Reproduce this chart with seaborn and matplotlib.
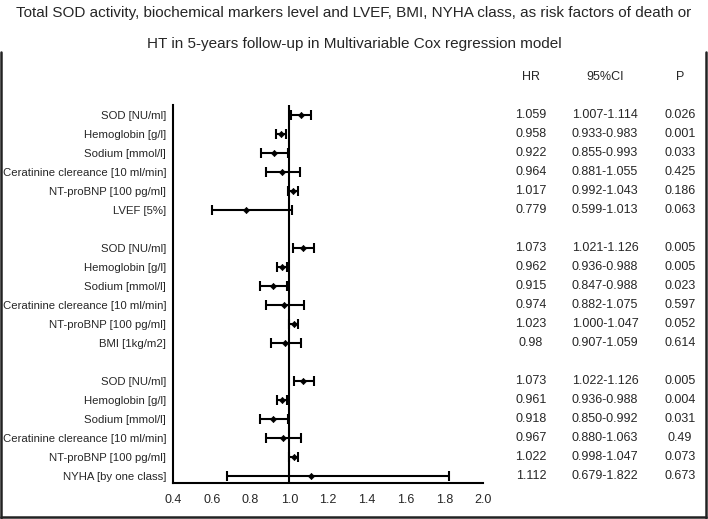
import matplotlib
matplotlib.use('Agg')
import matplotlib.pyplot as plt
from matplotlib.lines import Line2D
import matplotlib.transforms as mtransforms
import pandas as pd
import seaborn as sns

# three Cox models, 6 variables each (last variable differs)
labels_common = ['SOD [NU/ml]', 'Hemoglobin [g/l]', 'Sodium [mmol/l]',
                 'Ceratinine clereance [10 ml/min]', 'NT-proBNP [100 pg/ml]']
extra_vars = ['LVEF [5%]', 'BMI [1kg/m2]', 'NYHA [by one class]']

hr_1 = [1.059, 0.958, 0.922, 0.964, 1.017, 0.779]
lo_1 = [1.007, 0.933, 0.855, 0.881, 0.992, 0.599]
hi_1 = [1.114, 0.983, 0.993, 1.055, 1.043, 1.013]
p_1 = [0.026, 0.001, 0.033, 0.425, 0.186, 0.063]

hr_2 = [1.073, 0.962, 0.915, 0.974, 1.023, 0.98]
lo_2 = [1.021, 0.936, 0.847, 0.882, 1.000, 0.907]
hi_2 = [1.126, 0.988, 0.988, 1.075, 1.047, 1.059]
p_2 = [0.005, 0.005, 0.023, 0.597, 0.052, 0.614]

hr_3 = [1.073, 0.961, 0.918, 0.967, 1.022, 1.112]
lo_3 = [1.022, 0.936, 0.850, 0.880, 0.998, 0.679]
hi_3 = [1.126, 0.988, 0.992, 1.063, 1.047, 1.822]
p_3 = [0.005, 0.004, 0.031, 0.49, 0.073, 0.673]

x_ticks = [0.4, 0.6, 0.8, 1.0, 1.2, 1.4, 1.6, 1.8, 2.0]

#build one table, a blank row between models
rows = []
pos = 0
for extra, hr, lo, hi, p in zip(extra_vars, [hr_1, hr_2, hr_3], [lo_1, lo_2, lo_3],
                                [hi_1, hi_2, hi_3], [p_1, p_2, p_3]):
    for lab, h, l, u, pv in zip(labels_common + [extra], hr, lo, hi, p):
        rows.append({'label': lab, 'hr': h, 'lo': l, 'hi': u, 'p': pv, 'pos': pos})
        pos += 1
    pos += 1
df = pd.DataFrame(rows)

sns.set_style('white')
plt.rcParams['font.family'] = ['Liberation Sans', 'DejaVu Sans']

fig = plt.figure(figsize=(7.08, 5.19), dpi=100)
ax = fig.add_axes([0.2444, 0.0694, 0.4378, 0.7283])

ax.errorbar(df['hr'], df['pos'], xerr=[df['hr'] - df['lo'], df['hi'] - df['hr']],
            fmt='none', ecolor='black', elinewidth=1.5, capsize=3.5, capthick=1.5)
sns.scatterplot(data=df, x='hr', y='pos', ax=ax, color='black', marker='D',
                s=10, edgecolor='black', linewidth=0.5, zorder=3)
ax.axvline(1.0, color='black', lw=1.5, zorder=2)

ax.set_xlim(0.4, 2.0)
ax.set_ylim(19.37, -0.53)
ax.set_xticks(x_ticks)
ax.set_xticklabels([f'{t:.1f}' for t in x_ticks], fontsize=9)
ax.set_yticks([k - 0.5 for k in range(20)])
ax.set_yticklabels([])
ax.set_yticks(df['pos'], minor=True)
ax.set_yticklabels(df['label'], minor=True, fontsize=8.2)
ax.tick_params(axis='y', which='minor', length=0, pad=5)
ax.tick_params(axis='both', which='major', direction='in', length=4, width=1.2, color='black')
ax.tick_params(axis='x', pad=8)
ax.set_xlabel('')
ax.set_ylabel('')
sns.despine(ax=ax)
for s in ['left', 'bottom']:
    ax.spines[s].set_color('black')
    ax.spines[s].set_linewidth(1.5)

#right side table, x in figure pixels, y on the row scale
bt = mtransforms.blended_transform_factory(fig.transFigure, ax.transData)
for x_px, head in zip([531, 605, 680], ['HR', '95%CI', 'P']):
    ax.text(x_px / 708, -2, head, transform=bt, ha='center', va='center', fontsize=9, clip_on=False)
for _, r in df.iterrows():
    ax.text(531 / 708, r['pos'], str(r['hr']), transform=bt, ha='center', va='center', fontsize=9)
    ax.text(605 / 708, r['pos'], f"{r['lo']:.3f}-{r['hi']:.3f}", transform=bt, ha='center', va='center', fontsize=9)
    ax.text(680 / 708, r['pos'], str(r['p']), transform=bt, ha='center', va='center', fontsize=9)

fig.text(0.5, 1 - 13 / 519, 'Total SOD activity, biochemical markers level and LVEF, BMI, NYHA class, as risk factors of death or',
         ha='center', va='center', fontsize=11)
fig.text(0.5, 1 - 44 / 519, 'HT in 5-years follow-up in Multivariable Cox regression model',
         ha='center', va='center', fontsize=11)

#frame around the plot area
fc = '#222222'
fig.add_artist(Line2D([0.002, 0.002], [0.002, 0.9], transform=fig.transFigure, color=fc, lw=1.8))
fig.add_artist(Line2D([0.997, 0.997], [0.002, 0.9], transform=fig.transFigure, color=fc, lw=1.8))
fig.add_artist(Line2D([0.002, 0.997], [0.003, 0.003], transform=fig.transFigure, color=fc, lw=1.8))

fig.savefig('out.png', dpi=100)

◇ ◇ ◇ ◇ ◇

Omit the pictures, then repeat exactly each line from the beginning of the listing through the line with "p_1 = [0.026, 0.001, 0.033, 0.425, 0.186, 0.063]".

Solution to the problem.
Reproduce this chart with seaborn and matplotlib.
import matplotlib
matplotlib.use('Agg')
import matplotlib.pyplot as plt
from matplotlib.lines import Line2D
import matplotlib.transforms as mtransforms
import pandas as pd
import seaborn as sns

# three Cox models, 6 variables each (last variable differs)
labels_common = ['SOD [NU/ml]', 'Hemoglobin [g/l]', 'Sodium [mmol/l]',
                 'Ceratinine clereance [10 ml/min]', 'NT-proBNP [100 pg/ml]']
extra_vars = ['LVEF [5%]', 'BMI [1kg/m2]', 'NYHA [by one class]']

hr_1 = [1.059, 0.958, 0.922, 0.964, 1.017, 0.779]
lo_1 = [1.007, 0.933, 0.855, 0.881, 0.992, 0.599]
hi_1 = [1.114, 0.983, 0.993, 1.055, 1.043, 1.013]
p_1 = [0.026, 0.001, 0.033, 0.425, 0.186, 0.063]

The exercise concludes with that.